False, we would not need 3 dummy variables, only 2. If we did 3, we would be creating a linear combination of the first two columns. This is known as the dummy variable trap.

b.)

False, we do not prefer such high order models because they have high sampling variability and risk overfitting the data.

c.)

True, since the terms are multiplied, the scale of the interaction depends on the value of the terms multipled.

d.)

False, separate models, while more flexible, are not as efficient and have more sampling variablity than a joint model.

Question 2

# Libraries
library(MASS)
library(ggplot2)
library(plotly)
library(GGally)

a.)

cars <- read.csv("Cars.csv")
cars

b.)

# Fixing horsepower column
cars$horsepower <- as.numeric(cars$horsepower)
## Warning: NAs introduced by coercion
# Find index of NA rows
NArows <- which(is.na(cars))

# View rows
cars[NArows,]

c.)

str(cars)
## 'data.frame':    397 obs. of  7 variables:
##  $ mpg         : num  18 15 18 16 17 15 14 14 14 15 ...
##  $ cylinders   : int  8 8 8 8 8 8 8 8 8 8 ...
##  $ displacement: num  307 350 318 304 302 429 454 440 455 390 ...
##  $ horsepower  : num  130 165 150 150 140 198 220 215 225 190 ...
##  $ weight      : int  3504 3693 3436 3433 3449 4341 4354 4312 4425 3850 ...
##  $ acceleration: num  12 11.5 11 12 10.5 10 9 8.5 10 8.5 ...
##  $ country.code: int  1 1 1 1 1 1 1 1 1 1 ...

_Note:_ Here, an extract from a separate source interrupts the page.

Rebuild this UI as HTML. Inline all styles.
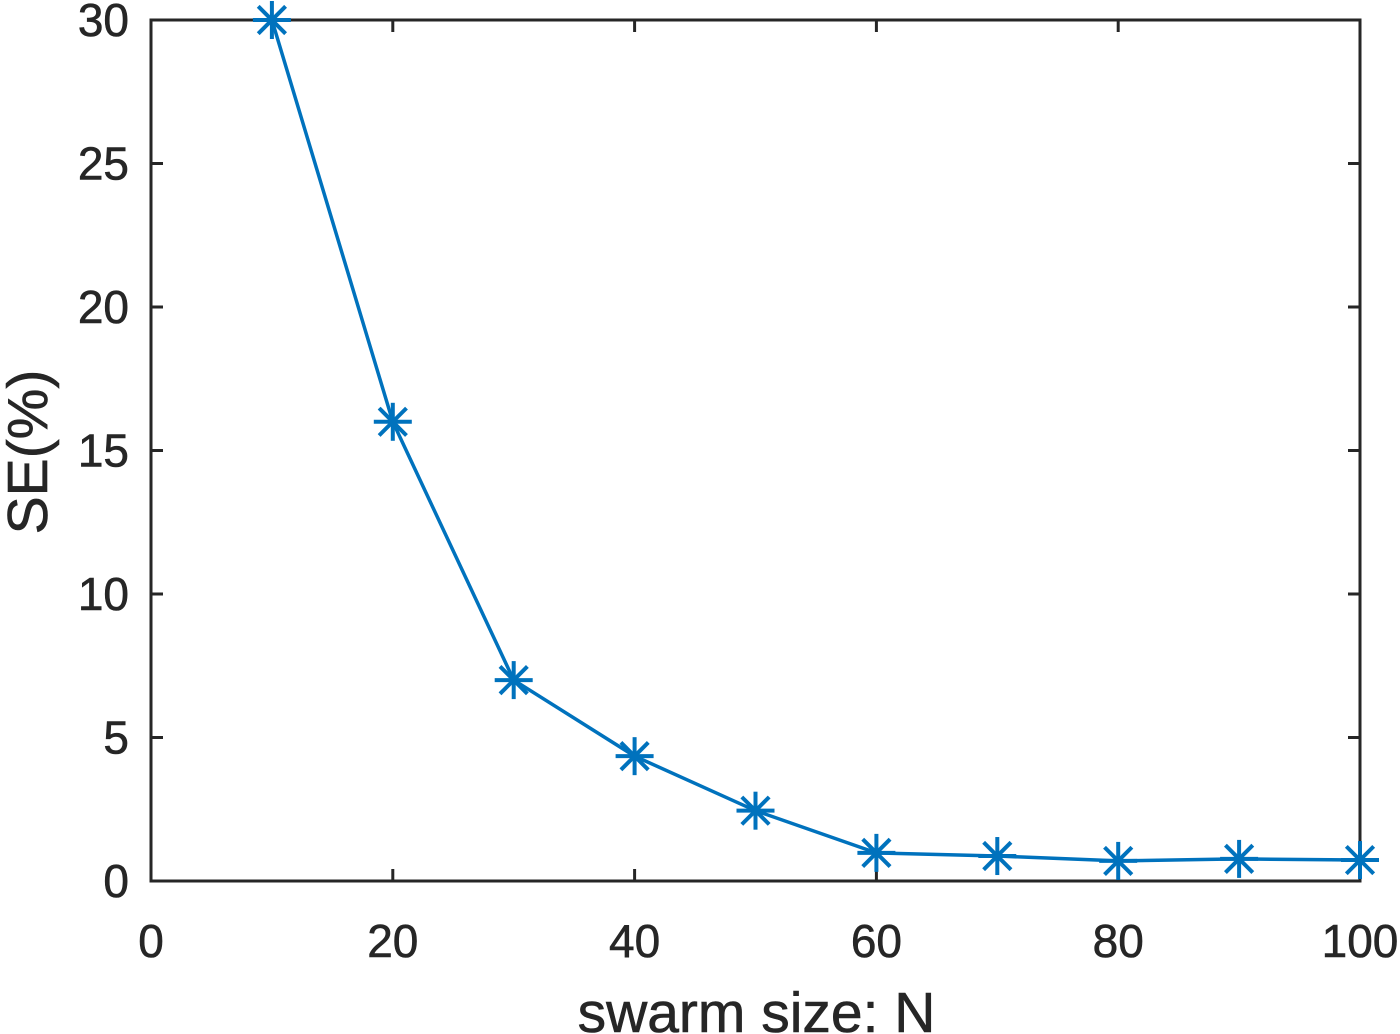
<!DOCTYPE html>
<html><head><meta charset="utf-8"><style>
html,body{margin:0;padding:0;background:#fff;}
svg{display:block;font-family:"Liberation Sans",Arial,sans-serif;}
</style></head><body>
<svg id="chart" width="1400" height="1034" viewBox="0 0 1400 1034" xmlns="http://www.w3.org/2000/svg"></svg>
<script>
const xValues=[10,20,30,40,50,60,70,80,90,100];
const seValues=[30,16,7,4.35,2.45,0.98,0.87,0.7,0.77,0.73];
const xTicks=[0,20,40,60,80,100];
const yTicks=[0,5,10,15,20,25,30];
const L=151,R=1360,T=20,B=881;
const sx=v=>L+(v-0)/(100-0)*(R-L);
const sy=v=>B-(v-0)/(30-0)*(B-T);
const svg=document.getElementById('chart');
const NS='http://www.w3.org/2000/svg';
function mk(tag,attrs,parent){const e=document.createElementNS(NS,tag);for(const k in attrs)e.setAttribute(k,attrs[k]);(parent||svg).appendChild(e);return e;}
const bg=mk('rect',{x:L,y:T,width:R-L,height:B-T,fill:'#fff'});


const tc='#262626';
xTicks.forEach(v=>{
  const x=sx(v);
  const t1=mk('line',{x1:x,y1:B,x2:x,y2:B-12,stroke:tc,'stroke-width':3});
  
  
  const t2=mk('line',{x1:x,y1:T,x2:x,y2:T+12,stroke:tc,'stroke-width':3});
  
  
  const tx=mk('text',{x:x,y:957,'font-size':46,'text-anchor':'middle',fill:tc,stroke:tc,'stroke-width':0.6});
  tx.textContent=v;
  
  
});
yTicks.forEach(v=>{
  const y=sy(v);
  const t1=mk('line',{x1:L,y1:y,x2:L+12,y2:y,stroke:tc,'stroke-width':3});
  
  
  const t2=mk('line',{x1:R,y1:y,x2:R-12,y2:y,stroke:tc,'stroke-width':3});
  
  
  const tx=mk('text',{x:129,y:y+16,'font-size':46,'text-anchor':'end',fill:tc,stroke:tc,'stroke-width':0.6});
  tx.textContent=v;
  
  
});
const frame=mk('rect',{x:L,y:T,width:R-L,height:B-T,fill:'none',stroke:tc,'stroke-width':3});


const pts=xValues.map((v,i)=>sx(v)+','+sy(seValues[i])).join(' ');
const line=mk('polyline',{points:pts,fill:'none',stroke:'#0072BD','stroke-width':3.5});


xValues.forEach((v,i)=>{
  const cx=sx(v),cy=sy(seValues[i]),r=19,d=r*0.72;
  const g=mk('g',{stroke:'#0072BD','stroke-width':4});
  
  
  mk('line',{x1:cx-r,y1:cy,x2:cx+r,y2:cy},g);
  mk('line',{x1:cx,y1:cy-r,x2:cx,y2:cy+r},g);
  mk('line',{x1:cx-d,y1:cy-d,x2:cx+d,y2:cy+d},g);
  mk('line',{x1:cx-d,y1:cy+d,x2:cx+d,y2:cy-d},g);
});
const xl=mk('text',{x:(L+R)/2+1,y:1032,'font-size':57,'text-anchor':'middle',fill:tc,stroke:tc,'stroke-width':0.6});
xl.textContent='swarm size: N';


const yl=mk('text',{x:0,y:0,'font-size':57,'text-anchor':'middle',fill:tc,stroke:tc,'stroke-width':0.6,transform:'translate(47,452) rotate(-90)'});
yl.textContent='SE(%)';


</script>
</body></html>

We should treat the variables “cylinders” and “country.code” as categorical variables. The rest of the variables should be treated as quantitative variables.

cars$cylinders <- as.factor(cars$cylinders)
cars$country.code <- as.factor(cars$country.code)

d.)

# MPG
ggplot(data = cars, aes(x = mpg)) + geom_histogram(bins = 15)

#Displacement
ggplot(data = cars, aes(x = displacement)) + geom_histogram(bins = 10)

# Horsepower
ggplot(data = cars, aes(x = horsepower))+ geom_histogram(bins = 20)
## Warning: Removed 5 rows containing non-finite values (stat_bin).

# Weight
ggplot(data = cars, aes(x = weight)) + geom_histogram()
## `stat_bin()` using `bins = 30`. Pick better value with `binwidth`.

# Acceleration
ggplot(data = cars, aes(x = acceleration)) + geom_histogram()
## `stat_bin()` using `bins = 30`. Pick better value with `binwidth`.

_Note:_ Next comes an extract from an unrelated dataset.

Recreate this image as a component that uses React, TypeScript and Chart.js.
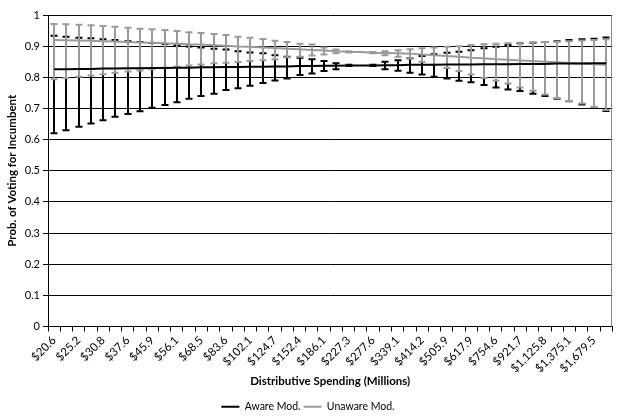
import React, { useEffect, useRef } from "react";
import { Chart, registerables } from "chart.js";

Chart.register(...registerables);

const categories = [
  "$20.6", "$22.8", "$25.2", "$27.9", "$30.8", "$34.0", "$37.6", "$41.5", "$45.9", "$50.7",
  "$56.1", "$62.0", "$68.5", "$75.7", "$83.6", "$92.4", "$102.1", "$112.8", "$124.7", "$137.9",
  "$152.4", "$168.4", "$186.1", "$205.7", "$227.3", "$251.2", "$277.6", "$306.8", "$339.1", "$374.8",
  "$414.2", "$457.8", "$505.9", "$559.1", "$617.9", "$682.8", "$754.6", "$834.0", "$921.7", "$1,018.7",
  "$1,125.8", "$1,244.2", "$1,375.1", "$1,519.7", "$1,679.5", "$1,856.2",
];

const yTickLabels = ["0", "0.1", "0.2", "0.3", "0.4", "0.5", "0.6", "0.7", "0.8", "0.9", "1"];

const awareMean = [
  0.826, 0.826, 0.827, 0.827, 0.828, 0.828, 0.829, 0.829, 0.830, 0.830,
  0.831, 0.831, 0.832, 0.832, 0.833, 0.833, 0.834, 0.834, 0.835, 0.835,
  0.836, 0.836, 0.837, 0.837, 0.838, 0.838, 0.838, 0.839, 0.839, 0.840,
  0.840, 0.840, 0.841, 0.841, 0.841, 0.842, 0.842, 0.842, 0.843, 0.843,
  0.843, 0.844, 0.844, 0.844, 0.845, 0.845,
];
const awareUpper = [
  0.933, 0.930, 0.927, 0.925, 0.922, 0.920, 0.916, 0.913, 0.910, 0.907,
  0.903, 0.899, 0.896, 0.892, 0.889, 0.884, 0.880, 0.877, 0.871, 0.866,
  0.863, 0.858, 0.852, 0.845, 0.840, null, 0.840, 0.850, 0.855, 0.861,
  0.868, 0.874, 0.879, 0.882, 0.887, 0.893, 0.898, 0.904, 0.909, 0.911,
  0.913, 0.916, 0.920, 0.922, 0.924, 0.928,
];
const awareLower = [
  0.620, 0.630, 0.641, 0.652, 0.662, 0.673, 0.682, 0.691, 0.702, 0.711,
  0.720, 0.731, 0.740, 0.747, 0.759, 0.765, 0.773, 0.782, 0.790, 0.796,
  0.807, 0.812, 0.820, 0.826, 0.836, null, 0.836, 0.826, 0.821, 0.815,
  0.809, 0.802, 0.796, 0.789, 0.784, 0.775, 0.767, 0.761, 0.756, 0.747,
  0.740, 0.731, 0.723, 0.713, 0.702, 0.692,
];

const unawareMean = [
  0.920, 0.919, 0.918, 0.917, 0.916, 0.915, 0.913, 0.912, 0.911, 0.909,
  0.908, 0.906, 0.905, 0.903, 0.901, 0.899, 0.898, 0.896, 0.894, 0.892,
  0.890, 0.888, 0.886, 0.884, 0.882, 0.881, 0.879, 0.878, 0.877, 0.876,
  0.873, 0.871, 0.868, 0.866, 0.863, 0.861, 0.858, 0.856, 0.854, 0.852,
  0.850, 0.848, 0.846, 0.844, 0.842, 0.840,
];
const unawareUpper = [
  0.971, 0.970, 0.969, 0.967, 0.965, 0.962, 0.959, 0.956, 0.954, 0.952,
  0.949, 0.945, 0.942, 0.939, 0.936, 0.930, 0.927, 0.923, 0.917, 0.913,
  0.908, 0.905, 0.896, 0.889, 0.884, null, 0.881, 0.884, 0.887, 0.890,
  0.893, 0.896, 0.898, 0.900, 0.904, 0.906, 0.908, 0.909, 0.911, 0.912,
  0.913, 0.914, 0.916, 0.918, 0.920, 0.922,
];
const unawareLower = [
  0.794, 0.798, 0.802, 0.806, 0.810, 0.815, 0.819, 0.822, 0.826, 0.831,
  0.834, 0.838, 0.841, 0.845, 0.847, 0.849, 0.852, 0.855, 0.858, 0.864,
  0.866, 0.870, 0.873, 0.877, 0.880, null, 0.877, 0.871, 0.866, 0.860,
  0.850, 0.840, 0.830, 0.820, 0.809, 0.798, 0.789, 0.780, 0.767, 0.757,
  0.745, 0.733, 0.724, 0.716, 0.705, 0.695,
];

const BLACK = "#000000";
const GRAY = "#9a9a9a";

const errorBarPlugin = {
  id: "errorBars",
  beforeDatasetsDraw(chart: any) {
    const { ctx } = chart;
    const x = chart.scales.x;
    const y = chart.scales.y;
    ctx.save();
    chart.data.datasets.forEach((ds: any) => {
      const up = ds.errorUpper as (number | null)[];
      const lo = ds.errorLower as (number | null)[];
      if (!up || !lo) return;
      ctx.strokeStyle = ds.borderColor;
      ctx.lineWidth = 2;
      ctx.lineCap = "butt";
      up.forEach((u, i) => {
        const l = lo[i];
        if (u == null || l == null) return;
        const px = Math.round(x.getPixelForValue(i));
        const yu = y.getPixelForValue(u);
        const yl = y.getPixelForValue(l);
        ctx.beginPath();
        ctx.moveTo(px, yu);
        ctx.lineTo(px, yl);
        ctx.moveTo(px - 3.5, yu);
        ctx.lineTo(px + 3.5, yu);
        ctx.moveTo(px - 3.5, yl);
        ctx.lineTo(px + 3.5, yl);
        ctx.stroke();
      });
    });
    ctx.restore();
  },
  afterDraw(chart: any) {
    const { ctx, chartArea } = chart;
    ctx.save();
    ctx.strokeStyle = "#888888";
    ctx.lineWidth = 1;
    ctx.beginPath();
    ctx.moveTo(Math.round(chartArea.right) - 0.5, chartArea.top);
    ctx.lineTo(Math.round(chartArea.right) - 0.5, chartArea.bottom);
    ctx.stroke();
    ctx.restore();
  },
};

export default function App() {
  const ref = useRef<HTMLCanvasElement>(null);
  useEffect(() => {
    if (!ref.current) return;
    Chart.defaults.font.family = "Lato, 'DejaVu Sans', sans-serif";
    Chart.defaults.color = "#000";
    const chart = new Chart(ref.current, {
      type: "line",
      data: {
        labels: categories,
        datasets: [
          {
            label: "Aware Mod.",
            data: awareMean,
            borderColor: BLACK,
            backgroundColor: BLACK,
            borderWidth: 2,
            pointRadius: 0,
            tension: 0,
            errorUpper: awareUpper,
            errorLower: awareLower,
          } as any,
          {
            label: "Unaware Mod.",
            data: unawareMean,
            borderColor: GRAY,
            backgroundColor: GRAY,
            borderWidth: 2,
            pointRadius: 0,
            tension: 0,
            errorUpper: unawareUpper,
            errorLower: unawareLower,
          } as any,
        ],
      },
      options: {
        responsive: false,
        animation: false,
        layout: { padding: { left: 0, right: 2, top: 15, bottom: -4 } },
        plugins: {
          tooltip: { enabled: false },
          legend: {
            display: true,
            position: "bottom",
            labels: {
              usePointStyle: true,
              pointStyle: "line",
              pointStyleWidth: 18,
              boxHeight: 11,
              padding: 3,
              color: "#000",
              font: { size: 10.5 },
            },
          },
        },
        scales: {
          x: {
            type: "category",
            offset: true,
            grid: {
              display: true,
              drawOnChartArea: false,
              drawTicks: true,
              tickLength: 5,
              offset: true,
              color: "#000",
            },
            border: { display: true, color: "#000", width: 1 },
            ticks: {
              autoSkip: false,
              maxRotation: 45,
              minRotation: 45,
              padding: 2,
              font: { size: 11.5 },
              color: "#000",
              callback: (_v: any, i: number) => (i % 2 === 0 ? categories[i] : ""),
            },
            title: {
              display: true,
              text: "Distributive Spending (Millions)",
              font: { size: 11.5, weight: "bold" },
              color: "#000",
              padding: { top: 4, bottom: 10 },
            },
            afterFit: (s: any) => {
              s.height = 72;
            },
          },
          y: {
            min: 0,
            max: 1,
            grid: {
              color: "#000",
              lineWidth: 1,
              drawTicks: true,
              tickLength: 5,
            },
            border: { display: true, color: "#000", width: 1 },
            ticks: {
              stepSize: 0.1,
              padding: 3,
              font: { size: 11 },
              color: "#000",
              callback: (_v: any, i: number) => yTickLabels[i],
            },
            title: {
              display: true,
              text: "Prob. of Voting for Incumbent",
              font: { size: 11.5, weight: "bold" },
              color: "#000",
              padding: { top: 5, bottom: 0 },
            },
            afterFit: (s: any) => {
              s.width = 48;
            },
          },
        },
      } as any,
      plugins: [errorBarPlugin],
    });
    return () => chart.destroy();
  }, []);
  return (
    <div style={{ position: "fixed", left: 0, top: 0, width: 618, height: 418, background: "#fff" }}>
      <canvas ref={ref} width={618} height={418} style={{ display: "block" }} />
    </div>
  );
}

From the histograms we notice the following: is slightly right skewed, displacement is heavily right skewed, horsepower and weight is moderately right skewed, and acceleration is approximately normal.

e.)

ggpairs(cars[,c(1, 3, 4, 5, 6)], title = "Correlogram of Cars Data")

We can see from the scatter plot matrix that we face multicollinearity with predictors in this data. The variable mpg, displacement, horsepower, and weight are all highly correlated with each other, with the highest being the correlation between displacement and weight with a correlation of \(0.933\).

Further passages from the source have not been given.